Sosa was reelected to the prefecture in 2014, despite the repetition of voting in two parishes of Muisne that reported irregularities and were suspended on the day they were scheduled. After the 2016 earthquake, Sosa accused the central government of Rafael Correa of excluding Esmeraldas from reconstruction, while owing $14.6 million to the prefecture.

In 2017, she opposed a proposal that prefects be elected by the rural sector alone, indicating that it was unconstitutional and would bias the budget of prefectures in favor of the rural sector. During incidents on the Ecuadorian border with members of the Revolutionary Armed Forces of Colombia (FARC), she indicated that she had asked the Correa regime for more surveillance of the border by monitoring the northern zone by helicopter, but the idea was not acted on by the government.
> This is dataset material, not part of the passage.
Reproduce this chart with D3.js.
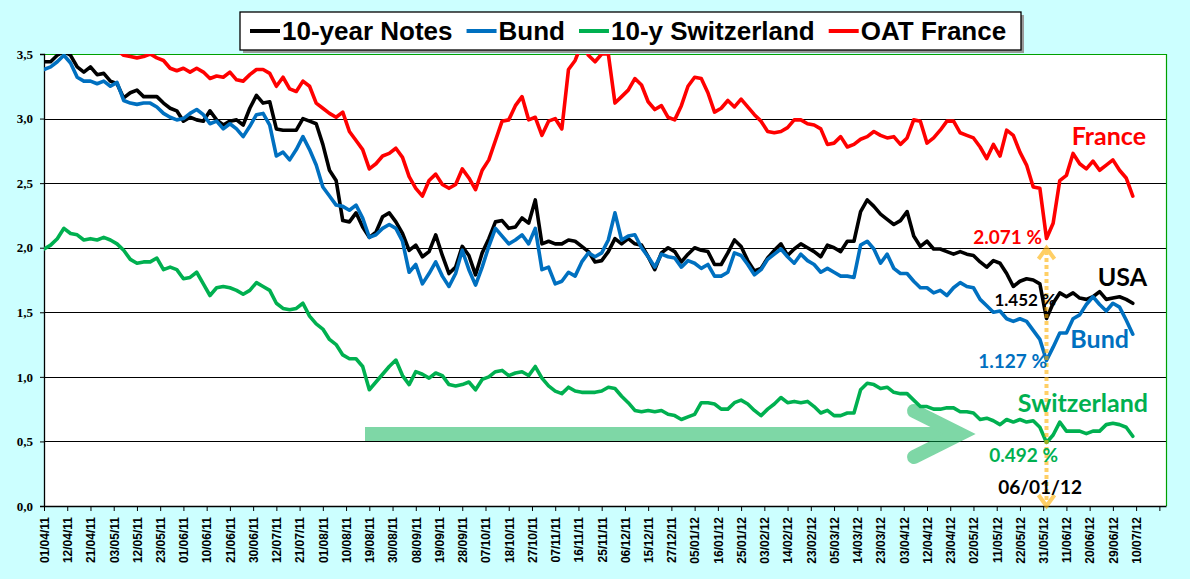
<!DOCTYPE html>
<html><head><meta charset="utf-8">
<script src="https://cdn.jsdelivr.net/npm/d3@7"></script>
<style>
body{margin:0;background:#CCFFFF;overflow:hidden}
svg{display:block}
</style>
</head><body>
<svg id="chart" width="1190" height="579"></svg>
<script>
// ---------- DATA ----------
const tickLabels = ["01/04/11","12/04/11","21/04/11","03/05/11","12/05/11","23/05/11","01/06/11","10/06/11","21/06/11","30/06/11","12/07/11","21/07/11","01/08/11","10/08/11","19/08/11","30/08/11","08/09/11","19/09/11","28/09/11","07/10/11","18/10/11","27/10/11","07/11/11","16/11/11","25/11/11","06/12/11","15/12/11","27/12/11","05/01/12","16/01/12","25/01/12","03/02/12","14/02/12","23/02/12","05/03/12","14/03/12","23/03/12","03/04/12","12/04/12","23/04/12","02/05/12","11/05/12","22/05/12","31/05/12","11/06/12","20/06/12","29/06/12","10/07/12"];
const yTickValues = [0, 0.5, 1.0, 1.5, 2.0, 2.5, 3.0, 3.5];
const daysPerLabel = 7;       // trading days between labelled ticks
const daysPerSample = 2;      // trading days between values below
const totalDays = 338;

const seriesNames = ["10-year Notes", "Bund", "10-y Switzerland", "OAT France"];

const usNotes = [3.44,3.44,3.49,3.52,3.49,3.40,3.36,3.40,3.34,3.35,3.29,3.27,3.16,3.20,3.22,3.17,3.17,3.17,3.12,3.08,3.06,2.98,3.01,2.99,2.98,3.06,2.99,2.95,2.98,2.99,2.95,3.08,3.18,3.12,3.13,2.92,2.91,2.91,2.91,3.00,2.98,2.96,2.80,2.60,2.52,2.21,2.20,2.27,2.16,2.08,2.12,2.24,2.27,2.20,2.11,1.98,2.02,1.93,1.97,2.10,1.94,1.80,1.85,2.01,1.94,1.79,1.96,2.07,2.20,2.21,2.15,2.16,2.23,2.19,2.37,2.03,2.05,2.03,2.03,2.06,2.05,2.01,1.97,1.89,1.90,1.97,2.07,2.03,2.07,2.03,2.02,1.93,1.83,1.96,2.00,1.97,1.89,1.95,2.00,1.98,1.97,1.87,1.87,1.96,2.06,2.01,1.90,1.82,1.84,1.92,1.98,2.03,1.94,1.99,2.03,2.00,1.97,1.93,2.02,2.00,1.97,2.05,2.05,2.28,2.37,2.32,2.26,2.22,2.18,2.21,2.28,2.09,2.01,2.05,1.99,1.99,1.97,1.95,1.97,1.95,1.94,1.89,1.85,1.90,1.88,1.80,1.70,1.74,1.76,1.75,1.72,1.452,1.57,1.65,1.62,1.65,1.61,1.60,1.62,1.66,1.60,1.61,1.62,1.60,1.57];

const bund = [3.38,3.40,3.44,3.49,3.43,3.32,3.29,3.29,3.27,3.29,3.25,3.28,3.14,3.12,3.11,3.12,3.12,3.09,3.04,3.01,2.99,3.00,3.04,3.07,3.03,2.96,2.98,2.92,2.96,2.92,2.86,2.94,3.03,3.04,2.95,2.71,2.74,2.68,2.76,2.86,2.76,2.64,2.47,2.40,2.33,2.32,2.29,2.33,2.23,2.08,2.10,2.15,2.18,2.15,2.05,1.81,1.87,1.72,1.80,1.89,1.78,1.70,1.80,1.98,1.83,1.71,1.85,2.01,2.15,2.09,2.03,2.06,2.10,2.03,2.15,1.83,1.85,1.72,1.74,1.81,1.78,1.89,1.96,1.93,1.96,2.06,2.27,2.06,2.09,2.10,2.00,1.93,1.85,1.95,1.93,1.92,1.85,1.90,1.88,1.84,1.87,1.78,1.78,1.81,1.96,1.94,1.87,1.79,1.83,1.91,1.95,1.99,1.93,1.88,1.95,1.90,1.87,1.81,1.84,1.81,1.78,1.78,1.77,2.02,2.05,1.99,1.88,1.95,1.84,1.80,1.80,1.74,1.69,1.69,1.65,1.67,1.63,1.69,1.73,1.70,1.69,1.60,1.55,1.50,1.51,1.45,1.43,1.45,1.43,1.36,1.29,1.127,1.23,1.34,1.34,1.45,1.48,1.56,1.62,1.56,1.51,1.57,1.54,1.44,1.33];

const swiss = [1.99,2.02,2.07,2.15,2.11,2.10,2.06,2.07,2.06,2.08,2.06,2.03,1.98,1.91,1.88,1.89,1.89,1.92,1.83,1.85,1.83,1.76,1.77,1.81,1.72,1.63,1.69,1.70,1.69,1.67,1.64,1.67,1.73,1.70,1.67,1.57,1.53,1.52,1.53,1.57,1.47,1.41,1.37,1.29,1.25,1.17,1.14,1.14,1.08,0.90,0.96,1.02,1.08,1.13,1.01,0.94,1.04,1.02,0.99,1.03,1.01,0.94,0.93,0.94,0.96,0.90,0.98,1.00,1.04,1.05,1.01,1.03,1.04,1.01,1.08,0.99,0.93,0.89,0.87,0.92,0.89,0.88,0.88,0.88,0.89,0.92,0.91,0.85,0.80,0.74,0.73,0.74,0.73,0.74,0.71,0.70,0.67,0.69,0.71,0.80,0.80,0.79,0.75,0.75,0.80,0.82,0.79,0.74,0.70,0.75,0.79,0.84,0.80,0.81,0.80,0.81,0.77,0.72,0.74,0.70,0.70,0.72,0.72,0.90,0.95,0.94,0.91,0.92,0.88,0.87,0.87,0.82,0.77,0.77,0.75,0.75,0.76,0.76,0.73,0.73,0.72,0.67,0.68,0.66,0.63,0.67,0.65,0.67,0.65,0.66,0.61,0.492,0.55,0.65,0.58,0.58,0.58,0.56,0.58,0.58,0.63,0.64,0.63,0.61,0.54];

const oatFrance = [3.62,3.64,3.66,3.68,3.66,3.63,3.60,3.62,3.60,3.58,3.56,3.53,3.49,3.48,3.47,3.48,3.50,3.47,3.45,3.39,3.37,3.39,3.36,3.39,3.36,3.31,3.33,3.32,3.36,3.30,3.29,3.34,3.38,3.38,3.35,3.25,3.32,3.23,3.21,3.29,3.25,3.12,3.08,3.04,3.01,3.05,2.90,2.83,2.76,2.61,2.65,2.71,2.73,2.77,2.70,2.55,2.46,2.40,2.52,2.57,2.49,2.46,2.49,2.61,2.54,2.45,2.60,2.68,2.83,2.98,2.99,3.10,3.17,2.99,3.01,2.87,2.98,3.00,2.92,3.38,3.45,3.58,3.49,3.44,3.50,3.50,3.12,3.17,3.22,3.31,3.26,3.13,3.07,3.10,3.01,2.99,3.10,3.25,3.32,3.31,3.20,3.05,3.08,3.14,3.09,3.15,3.09,3.03,2.98,2.90,2.89,2.90,2.93,2.99,2.99,2.96,2.95,2.92,2.80,2.81,2.86,2.78,2.80,2.84,2.86,2.90,2.87,2.85,2.86,2.80,2.85,2.99,2.98,2.81,2.85,2.91,2.98,2.98,2.89,2.87,2.85,2.78,2.69,2.80,2.71,2.91,2.87,2.74,2.64,2.47,2.46,2.071,2.19,2.52,2.56,2.73,2.65,2.61,2.67,2.60,2.64,2.68,2.60,2.54,2.40];

const lowDayIndex = 302;  // 06/01/12
const lowLabels = ["2.071 %", "1.452 %", "1.127 %", "0.492 %"];
const countryLabels = ["France", "USA", "Bund", "Switzerland"];
const dateLabel = "06/01/12";

// ---------- SETUP ----------
const colors = ["#000000", "#0070C0", "#00B050", "#FF0000"];
const allSeries = [usNotes, bund, swiss, oatFrance];

const svg = d3.select("#chart");
const W = 1190, H = 579;
const plot = {left: 44, right: 1166, top: 54, bottom: 506};

const x = d3.scaleLinear().domain([0, totalDays]).range([plot.left, plot.right]);
const y = d3.scaleLinear().domain([0, 3.5]).range([plot.bottom, plot.top]);

svg.append("rect").attr("width", W).attr("height", H).attr("fill", "#CCFFFF");
svg.append("rect").attr("x", plot.left).attr("y", plot.top)
   .attr("width", plot.right - plot.left).attr("height", plot.bottom - plot.top)
   .attr("fill", "#ffffff");

svg.append("defs").append("clipPath").attr("id", "clip")
   .append("rect").attr("x", plot.left).attr("y", plot.top)
   .attr("width", plot.right - plot.left).attr("height", plot.bottom - plot.top);

// gridlines
svg.append("g").selectAll("line")
   .data(yTickValues.filter(v => v > 0 && v < 3.5))
   .join("line")
   .attr("x1", plot.left).attr("x2", plot.right)
   .attr("y1", d => Math.round(y(d)) + 0.5).attr("y2", d => Math.round(y(d)) + 0.5)
   .attr("stroke", "#000").attr("stroke-width", 1.2);

// plot border top/right (green)
svg.append("path")
   .attr("d", `M${plot.left},${plot.top + 0.5}H${plot.right + 0.5}V${plot.bottom}`)
   .attr("fill", "none").attr("stroke", "#00A000").attr("stroke-width", 1.2);

// y axis
const yAxis = d3.axisLeft(y).tickValues(yTickValues).tickSize(4).tickPadding(7)
   .tickFormat(d => d3.format(".1f")(d).replace(".", ","));
const gy = svg.append("g").attr("transform", `translate(${plot.left},0)`).call(yAxis);
gy.select(".domain").attr("stroke", "#000").attr("stroke-width", 1.3);
gy.selectAll(".tick line").attr("stroke", "#000");
gy.selectAll("text").attr("font-family", "'Liberation Serif', 'Times New Roman', serif")
   .attr("font-weight", "bold").attr("font-size", 13).attr("fill", "#000");

// x axis
const tickDays = d3.range(0, tickLabels.length + 1).map(k => k * daysPerLabel);
const xAxis = d3.axisBottom(x).tickValues(tickDays).tickSize(5).tickSizeOuter(0)
   .tickFormat((d, k) => tickLabels[k] || "");
const gx = svg.append("g").attr("transform", `translate(0,${plot.bottom})`).call(xAxis);
gx.select(".domain").attr("stroke", "#000").attr("stroke-width", 1.3);
gx.selectAll(".tick line").attr("stroke", "#000");
gx.selectAll("text")
   .attr("font-family", "'Liberation Sans', Arial, sans-serif")
   .attr("font-weight", "bold").attr("font-size", 12).attr("fill", "#000")
   .attr("text-anchor", "end")
   .attr("transform", "rotate(-90)")
   .attr("x", -11).attr("y", 0).attr("dy", "0.36em");

// green arrow (behind lines)
const arrowG = svg.append("g").attr("opacity", 0.5);
arrowG.append("line").attr("x1", 365).attr("x2", 952).attr("y1", 434).attr("y2", 434)
   .attr("stroke", "#00B050").attr("stroke-width", 14);
arrowG.append("polyline").attr("points", "914,411 960,434 914,457")
   .attr("fill", "none").attr("stroke", "#00B050").attr("stroke-width", 14)
   .attr("stroke-linecap", "round").attr("stroke-linejoin", "miter");

// lines
const line = d3.line()
   .x((d, k) => x(k * daysPerSample))
   .y(d => y(d));
const linesG = svg.append("g").attr("clip-path", "url(#clip)");
allSeries.forEach((s, k) => {
  linesG.append("path").datum(s)
    .attr("d", line)
    .attr("fill", "none")
    .attr("stroke", colors[k])
    .attr("stroke-width", 3.6)
    .attr("stroke-linejoin", "round")
    .attr("stroke-linecap", "round");
});

// dotted orange vertical arrow at the low
const xl = x(lowDayIndex);
const dg = svg.append("g").attr("opacity", 0.6);
dg.append("line").attr("x1", xl).attr("x2", xl).attr("y1", 251).attr("y2", 503)
   .attr("stroke", "#FFB000").attr("stroke-width", 4).attr("stroke-dasharray", "4,3");
dg.append("polyline").attr("points", `${xl-8},259 ${xl},248 ${xl+8},259`)
   .attr("fill", "none").attr("stroke", "#FFB000").attr("stroke-width", 4);
dg.append("polyline").attr("points", `${xl-8},495 ${xl},506 ${xl+8},495`)
   .attr("fill", "none").attr("stroke", "#FFB000").attr("stroke-width", 4);

// annotations
const annFont = "Lato, 'Open Sans', sans-serif";
const ann = svg.append("g").attr("font-family", annFont).attr("font-weight", "bold");
const bigAnn = [
  {t: countryLabels[0], x: 1146, y: 145, c: colors[3]},
  {t: countryLabels[1], x: 1147, y: 286, c: colors[0]},
  {t: countryLabels[2], x: 1129, y: 348, c: colors[1]},
  {t: countryLabels[3], x: 1148, y: 412, c: colors[2]}
];
ann.selectAll("text.big").data(bigAnn).join("text").attr("class", "big")
   .attr("x", d => d.x).attr("y", d => d.y).attr("text-anchor", "end")
   .attr("font-size", 25).attr("fill", d => d.c).text(d => d.t);
const pctAnn = [
  {t: lowLabels[0], x: 1042, y: 244, c: colors[3], s: 19},
  {t: lowLabels[1], x: 1056, y: 306, c: colors[0], s: 17},
  {t: lowLabels[2], x: 1047, y: 368, c: colors[1], s: 19},
  {t: lowLabels[3], x: 1058, y: 462, c: colors[2], s: 19}
];
ann.selectAll("text.pct").data(pctAnn).join("text").attr("class", "pct")
   .attr("x", d => d.x).attr("y", d => d.y).attr("text-anchor", "end")
   .attr("font-size", d => d.s).attr("fill", d => d.c).text(d => d.t);
ann.append("text").attr("x", 1082).attr("y", 494).attr("text-anchor", "end")
   .attr("font-size", 19).attr("fill", "#000").text(dateLabel);

// legend
const lg = svg.append("g");
lg.append("rect").attr("x", 243).attr("y", 15).attr("width", 781).attr("height", 38)
   .attr("fill", "#9a9a9a");
lg.append("rect").attr("x", 240).attr("y", 12).attr("width", 781).attr("height", 38)
   .attr("fill", "#fff").attr("stroke", "#000").attr("stroke-width", 1.3);
let lx = 250;
seriesNames.forEach((name, k) => {
  lg.append("line").attr("x1", lx).attr("x2", lx + 30).attr("y1", 31).attr("y2", 31)
    .attr("stroke", colors[k]).attr("stroke-width", 4);
  const t = lg.append("text").attr("x", lx + 32).attr("y", 40)
    .attr("font-family", "'Liberation Sans', Arial, sans-serif")
    .attr("font-weight", "bold").attr("font-size", 26).attr("fill", "#000").text(name);
  lx += 32 + t.node().getComputedTextLength() + 14;
});
</script>
</body></html>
At the end of 2018, Sosa resigned as prefect in order to participate as a candidate for mayor of the city of Esmeraldas.

==Mayor of Esmeraldas==
Lucía Sosa was victorious in the 2019 elections, becoming mayor of Esmeraldas for the Popular Unity party with 42,071 votes. She took office on May 14, 2019, vowing to focus on reconstruction of municipal offices which were damaged in the previous month's earthquake.

She was defeated in the 2023 local elections, placing fourth, and was succeeded by Vicko Villacis of the Citizen Revolution Movement.